The Secretary of the State no longer breaks down voter registration numbers between minor parties, but as of last November, the state had 850,046 Democrats, 480,026 Republicans, 939,679 unaffiliated voters, and 38,426 affiliated with minor parties.
While the Independent Party is still far smaller than either major party, candidates on their ballot line regularly receive hundreds of votes, which can be the margin of victory in state legislative elections, giving candidates of the major parties a meaningful incentive to court cross-endorsements.
It’s a symbiotic relationship, because when minor parties do not put a candidate on their ballot line in an election cycle, they lose that line for the next election and must then gather petition signatures to get back on the ballot. If instead they cross-endorse a candidate from a major party, they keep that ballot line going forward.
A seven-year-long court battle between Independent Party factions, driven by those incentives, helps provide context for the shifting endorsement trends. Two political factions, one based in Waterbury and the other in Danbury, spent the better part of a decade in court to determine who had the right to nominate candidates for statewide office.
Telesca, who led the Waterbury faction, has described the Danbury faction as simply an arm of the Republican Party, led by longtime Republican Danbury Mayor Mark Boughton. Boughton, and current leaders of the Danbury Independent Party, did not respond to multiple requests for comment.
“We’d have our Independent Party caucus and decide on our nominations and submit them to the Secretary of the State, and then the Danbury Republicans would also send in a list of Independent Party nominations that put up all Republicans across the entire state,” Telesca said. “The Secretary of the State would say, we got two candidates for the same ballot line, so now we can’t put anyone on the ballot.”
In 2018, a Connecticut Superior Court judge decided that Telesca’s Waterbury faction was the true Independent Party, and had the right to determine endorsements, which Telesca said has freed up the party to become more truly independent.

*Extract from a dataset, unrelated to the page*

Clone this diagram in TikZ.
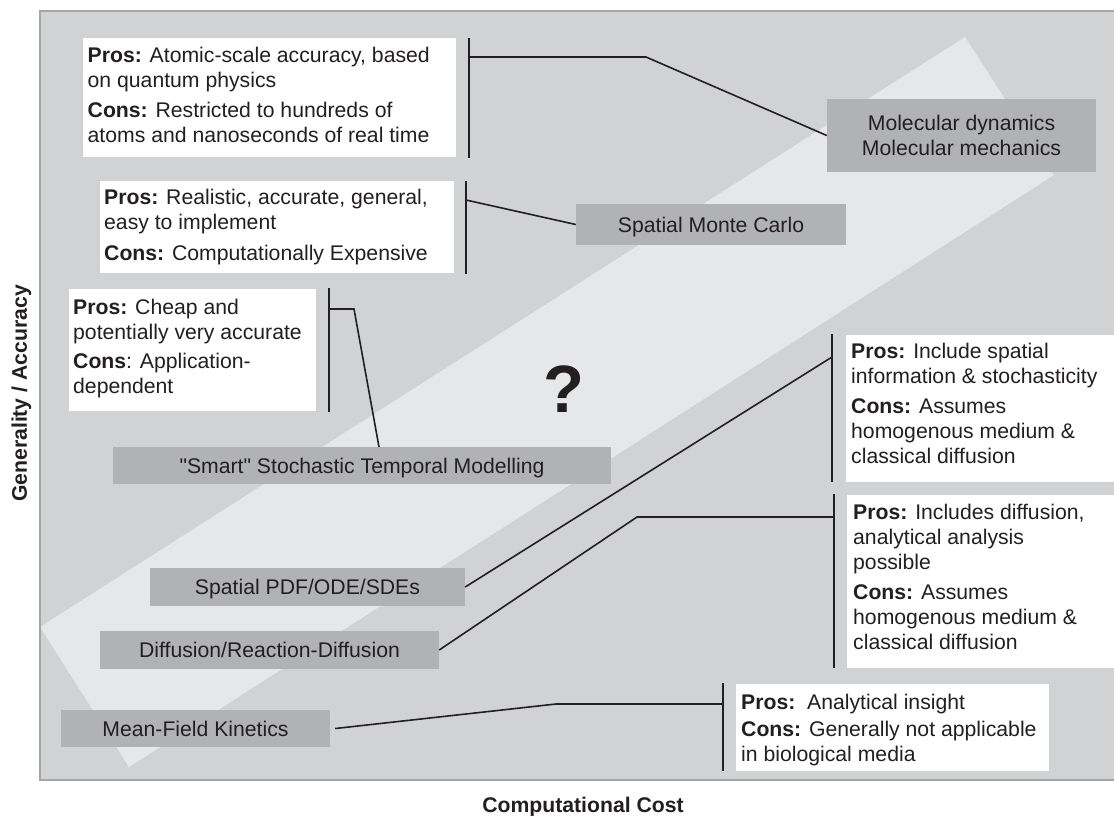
\documentclass[tikz,border=0pt]{standalone}
\usepackage{fontspec}
\setmainfont{Liberation Sans}
\newfontfamily\plainq[Ligatures=TeXOff]{Liberation Sans}
\definecolor{bg}{HTML}{D1D2D4}
\definecolor{band}{HTML}{E6E7E8}
\definecolor{gbx}{HTML}{B1B2B4}
\definecolor{ink}{HTML}{231F20}
\definecolor{framec}{HTML}{A3A5A8}
\newcommand{\fs}{\rule{0pt}{16pt}}
\begin{document}
\begin{tikzpicture}[x=1pt,y=-1pt,
  conn/.style={draw=ink, line width=1.6pt},
  wbox/.style={fill=white, draw=none, inner sep=0pt, anchor=north west},
  gbox/.style={fill=gbx, draw=none, inner sep=0pt, text=ink, font=\fontsize{21.2}{25}\selectfont},
  gline/.style={gbox, text height=15.3pt, text depth=0pt},
  ptxt/.style={inner sep=0pt, align=left, text=ink, font=\fontsize{21.2}{25}\selectfont, anchor=north west},
  axl/.style={inner sep=0pt, text=ink, font=\fontsize{21.2}{25}\selectfont\bfseries},
]
\useasboundingbox (0,0) rectangle (1114,815);
\clip (0,0) rectangle (1114,815);
\fill[white] (0,0) rectangle (1114,815);
% background and band
\fill[bg] (40,11) rectangle (1125,780);
\fill[band] (40,627) -- (965,37) -- (1054,175) -- (129,767) -- cycle;
\draw[framec, line width=2pt] (1125,11) -- (40,11) -- (40,780) -- (1125,780);

% white pros/cons boxes
\node[wbox, minimum width=373pt, minimum height=119pt] (w1) at (83,38) {};
\node[wbox, minimum width=354pt, minimum height=92pt] (w2) at (100,181) {};
\node[wbox, minimum width=247pt, minimum height=122pt] (w3) at (69,289) {};
\node[wbox, minimum width=290pt, minimum height=147pt] (w4) at (846,335) {};
\node[wbox, minimum width=290pt, minimum height=173pt] (w5) at (847,495) {};
\node[wbox, minimum width=313pt, minimum height=87pt] (w6) at (736,684) {};

% texts: first baseline = y + 16
\node[ptxt] (t1) at (87.5,46) {\fs\textbf{Pros:} Atomic-scale accuracy, based\\on quantum physics\\[5pt]\textbf{Cons:} Restricted to hundreds of\\atoms and nanoseconds of real time};
\node[ptxt] (t2) at (104,188) {\fs\textbf{Pros:} Realistic, accurate, general,\\easy to implement\\[6pt]\textbf{Cons:} Computationally Expensive};
\node[ptxt] (t3) at (73,298) {\fs\textbf{Pros:} Cheap and\\potentially very accurate\\[4pt]\textbf{Cons}: Application-\\dependent};
\node[ptxt] (t4) at (851,342) {\fs\textbf{Pros:} Include spatial\\information \& stochasticity\\[5pt]\textbf{Cons:} Assumes\\homogenous medium \&\\classical diffusion};
\node[ptxt] (t5) at (853,503) {\fs\textbf{Pros:} Includes diffusion,\\analytical analysis\\possible\\[5pt]\textbf{Cons:} Assumes\\homogenous medium \&\\classical diffusion};
\node[ptxt] (t6) at (741,693) {\fs\textbf{Pros:}\ \ Analytical insight\\[2pt]\textbf{Cons:} Generally not applicable\\in biological media};

% grey method boxes
\node[gbox, align=center, minimum width=269pt, minimum height=73pt] (md) at (961.5,135.5) {Molecular dynamics\\Molecular mechanics};
\node[gline, minimum width=270pt, minimum height=41pt] (smc) at (711,224.5) {Spatial Monte Carlo};
\node[gline, minimum width=498pt, minimum height=37pt] (smart) at (362,465.5) {{\plainq"Smart"} Stochastic Temporal Modelling};
\node[gline, minimum width=315pt, minimum height=38pt] (pdf) at (307.5,587) {Spatial PDF/ODE/SDEs};
\node[gline, minimum width=339pt, minimum height=38pt] (diff) at (269.5,650) {Diffusion/Reaction-Diffusion};
\node[gline, minimum width=269pt, minimum height=37pt] (mf) at (195.5,728.5) {Mean-Field Kinetics};

% question mark
\node[inner sep=0pt, text=ink, font=\fontsize{67}{70}\selectfont\bfseries, anchor=base] (q) at (564,412) {?};

% brackets
\coordinate (k1t) at (469,38);  \coordinate (k1b) at (469,158); \coordinate (k1m) at (469,57);
\coordinate (k2t) at (466,181); \coordinate (k2b) at (466,274); \coordinate (k2m) at (466,200);
\coordinate (k3t) at (329,288); \coordinate (k3b) at (329,412); \coordinate (k3m) at (329,309);
\coordinate (k4t) at (832,334); \coordinate (k4b) at (832,482); \coordinate (k4m) at (832,357);
\coordinate (k5t) at (834,494); \coordinate (k5b) at (834,668); \coordinate (k5m) at (834,517);
\coordinate (k6t) at (723,683); \coordinate (k6b) at (723,771); \coordinate (k6m) at (723,704);
\foreach \k in {1,...,6} { \draw[conn] (k\k t) -- (k\k b); }

% bends and free ends
\coordinate (b1) at (646,57);
\coordinate (b3) at (354,309);
\coordinate (e3) at (379,447);
\coordinate (b5) at (637,517);
\coordinate (b6) at (556,704);

% connectors
\draw[conn] (k1m) -- (b1) -- (md.west);
\draw[conn] (k2m) -- (smc.west);
\draw[conn] (k3m) -- (b3) -- (e3);
\draw[conn] (k4m) -- (pdf.east);
\draw[conn] (k5m) -- (b5) -- (diff.east);
\draw[conn] (k6m) -- (b6) -- ([xshift=5pt]mf.east);

% axis labels
\node[axl, rotate=90, anchor=base] (ya) at (27,393.5) {Generality / Accuracy};
\node[axl, anchor=base] (xa) at (583,812) {Computational Cost};
\end{tikzpicture}
\end{document}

While the shift is noticeable in 2020’s state legislative elections, it has also played out on the local level with this fall’s municipal elections, where third parties can be particularly helpful due to minority representation requirements.
In Guilford, the town’s nine-person Board of Education cannot legally have more than five members of the same political party. In July, Republicans in Guilford nominated their five candidates for Board of Education, choosing not to endorse Republican incumbents but instead supporting five candidates advocating for the banning of critical race theory in schools.
In a two-party election, by state law three of those five anti-critical race theory candidates would have been elected by default, as Democrats could hold at most five seats on the board, and one Republican on the Board is not up for reelection.
To stop that from happening, Guilford’s Independent Party jumped in, nominating three unaffiliated candidates who opposed the banning of critical race theory and cross-endorsing two Democrats. Now, voters could potentially choose five Democrats and three Independents, fully blocking the Republican nominees.
“The Republican candidates were well out of the mainstream in Guilford, and we thought we should give Guilford voters an alternative,” said Bill Bloss, a lawyer advising Connecticut’s Independent Party and a former Democratic Board of Education member.
Guilford Republican Town Committee Chair Paul Chello did not respond to a request for comment, but State Republican Chair Ben Proto put it simply: “The Democrats are trying to co-opt the Independent Party.”
According to Telesca, moving from a second ballot line for Republicans to being co-opted by Democrats is not the goal.
“We aren’t going to be a rubber stamp for any major party,” Telesca said. “Nobody owns us.”